= Francisco Sarrión =

Spanish leader of a Maoist sect

Francisco Sarrión (June 18, 1937 - 1996) was a Spanish-born Maoist, mostly known as the leader of a small, short lived Maoist sect in Sweden in 1968. In Sweden, Sarrión sometimes used the pseudonym Fredrik Svensson.

Sarrión lived in the People's Republic of China for a while in the 1960s where he came in contact with group of Swedish Maoists visiting China. He decided to move to Sweden, where he in 1968 became the indisputable leader of a small extremist Maoist sect, called Rebellerna ("The Rebels"). The Rebels rebelled against the broader Leftist and Maoists movement, which they considered corrupted. They even went to the Chinese embassy in Stockholm where they demanded to become members of the Chinese Communist Party. When they were denied membership, because they were not Chinese citizens, Francisco Sarrión declared that the embassy was under the control of reactionary bureaucrats who had betrayed Mao Zedong.

Francisco Sarrión was a charismatic leader who could gather and control a group of young, dedicated followers around him. Witnesses have described Sarrión acting more like a fanatic religious preacher than a politician.

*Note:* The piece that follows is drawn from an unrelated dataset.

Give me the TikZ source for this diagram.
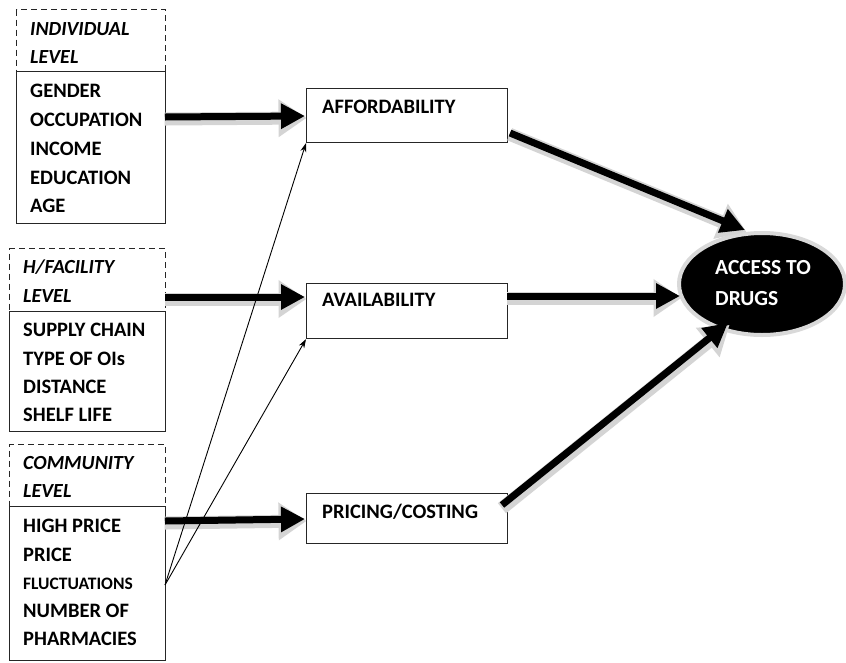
\documentclass[tikz,border=0pt]{standalone}
\usepackage{fontspec}
\setmainfont{Carlito}
\usetikzlibrary{arrows.meta,shapes.geometric}
\tikzset{
  lbl/.style={anchor=base west, inner sep=0pt, font=\bfseries\fontsize{20.5}{24}\selectfont},
  smalllbl/.style={lbl, font=\bfseries\fontsize{17.5}{20}\selectfont},
  hdr/.style={lbl, font=\bfseries\itshape\fontsize{20}{24}\selectfont},
  whitelbl/.style={lbl, text=white, font=\bfseries\fontsize{21.5}{24}\selectfont},
  solidbox/.style={draw=black!85, line width=1.1pt, anchor=north west, inner sep=0pt},
  dashbox/.style={draw=black!85, line width=1.4pt, dash pattern=on 6pt off 4pt, anchor=north west, inner sep=0pt},
  fatshadow/.style={line width=13pt, draw=black!17, -{Triangle[length=28pt,width=36pt]}, shorten <=-2pt},
  fat/.style={line width=7pt, draw=black, -{Triangle[length=24pt,width=24pt]}},
  thinarrow/.style={line width=0.9pt, -{Stealth[length=9pt,width=6pt]}}
}
\begin{document}
\begin{tikzpicture}[x=1pt,y=-1pt]
\useasboundingbox (0,0) rectangle (846,662);

% ---------- left boxes ----------
\node[dashbox, minimum width=149pt, minimum height=62pt] (indhead) at (16,9) {};
\node[solidbox, minimum width=149pt, minimum height=152pt] (indbox) at (16,71) {};
\node[dashbox, minimum width=156pt, minimum height=63pt] (fachead) at (9,248) {};
\node[solidbox, minimum width=156pt, minimum height=120pt] (facbox) at (9,311) {};
\node[dashbox, minimum width=156pt, minimum height=62pt] (comhead) at (9,444) {};
\node[solidbox, minimum width=156pt, minimum height=154pt] (combox) at (9,506) {};

\node[hdr] (t1) at (30,35) {INDIVIDUAL};
\node[hdr] (t2) at (30,63) {LEVEL};
\node[lbl] (t3) at (30,97) {GENDER};
\node[lbl] (t4) at (30,126) {OCCUPATION};
\node[lbl] (t5) at (30,155) {INCOME};
\node[lbl] (t6) at (30,184) {EDUCATION};
\node[lbl] (t7) at (30,212) {AGE};

\node[hdr] (f1) at (23,273) {H/FACILITY};
\node[hdr] (f2) at (23,302) {LEVEL};
\node[lbl] (f3) at (23,336) {SUPPLY CHAIN};
\node[lbl] (f4) at (23,365) {TYPE OF OIs};
\node[lbl] (f5) at (23,393) {DISTANCE};
\node[lbl] (f6) at (23,421) {SHELF LIFE};

\node[hdr] (c1) at (23,469) {COMMUNITY};
\node[hdr] (c2) at (23,497) {LEVEL};
\node[lbl] (c3) at (23,532) {HIGH PRICE};
\node[lbl] (c4) at (23,561) {PRICE};
\node[smalllbl] (c5) at (23,589) {FLUCTUATIONS};
\node[lbl] (c6) at (23,617) {NUMBER OF};
\node[lbl] (c7) at (23,645) {PHARMACIES};

% ---------- middle boxes ----------
\node[solidbox, minimum width=201pt, minimum height=54pt] (afford) at (306,88) {};
\node[solidbox, minimum width=201pt, minimum height=55pt] (avail) at (306,283) {};
\node[solidbox, minimum width=201pt, minimum height=50pt] (price) at (306,493) {};
\node[lbl] (afft) at (322,113) {AFFORDABILITY};
\node[lbl] (avat) at (322,306) {AVAILABILITY};
\node[lbl] (prit) at (322,518) {PRICING/COSTING};

% ---------- ellipse ----------
\node[ellipse, fill=black, draw=black!15, line width=4pt, minimum width=166pt, minimum height=102pt, inner sep=0pt] (access) at (762,284) {};
\node[whitelbl] (acc1) at (715,274) {ACCESS TO};
\node[whitelbl] (acc2) at (715,305) {DRUGS};

% ---------- arrow end points ----------
\coordinate (s1) at (165,117);
\coordinate (e1) at (305,116);
\coordinate (s2) at (165,297);
\coordinate (e2) at (305,297);
\coordinate (s3) at (165,521);
\coordinate (e3) at (305,519);
\coordinate (s4) at (510,133);
\coordinate (e4) at (745,230);
\coordinate (s5) at (507,296);
\coordinate (e5) at (680,296);
\coordinate (s6) at (502,505);
\coordinate (e6) at (728,323);
\coordinate (src) at (165,585);

% ---------- fat arrows ----------
\foreach \a/\b in {s1/e1,s2/e2,s3/e3,s4/e4,s5/e5,s6/e6}{
  \draw[fatshadow] ([shift={(1.5,2)}]\a) -- ([shift={(1.5,2)}]\b);
}
\foreach \a/\b in {s1/e1,s2/e2,s3/e3,s4/e4,s5/e5,s6/e6}{
  \draw[fat] (\a) -- (\b);
}

% ---------- thin arrows ----------
\draw[thinarrow] (src) -- (afford.south west);
\draw[thinarrow] (src) -- (avail.south west);
\end{tikzpicture}
\end{document}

The Rebel Movement only lasted for a couple of months, but during this time, its members rapidly broke off all contact with the rest of society, including their families. The group of approximately 100 members was divided into smaller cells, living isolated in 7 apartments in Stockholm and one apartment in Uppsala, where they were to study the works of Mao and prepare for the coming world revolution. Only the leadership, the central committee, with Sarrión as chairman, knew were the different cells were located.

Eventually the sect imploded and Francisco Sarrión, after having failed to obtain a Swedish citizenship, moved back to Spain and lived the last years of his life in the Canary Islands, working in the tourist industry until his death.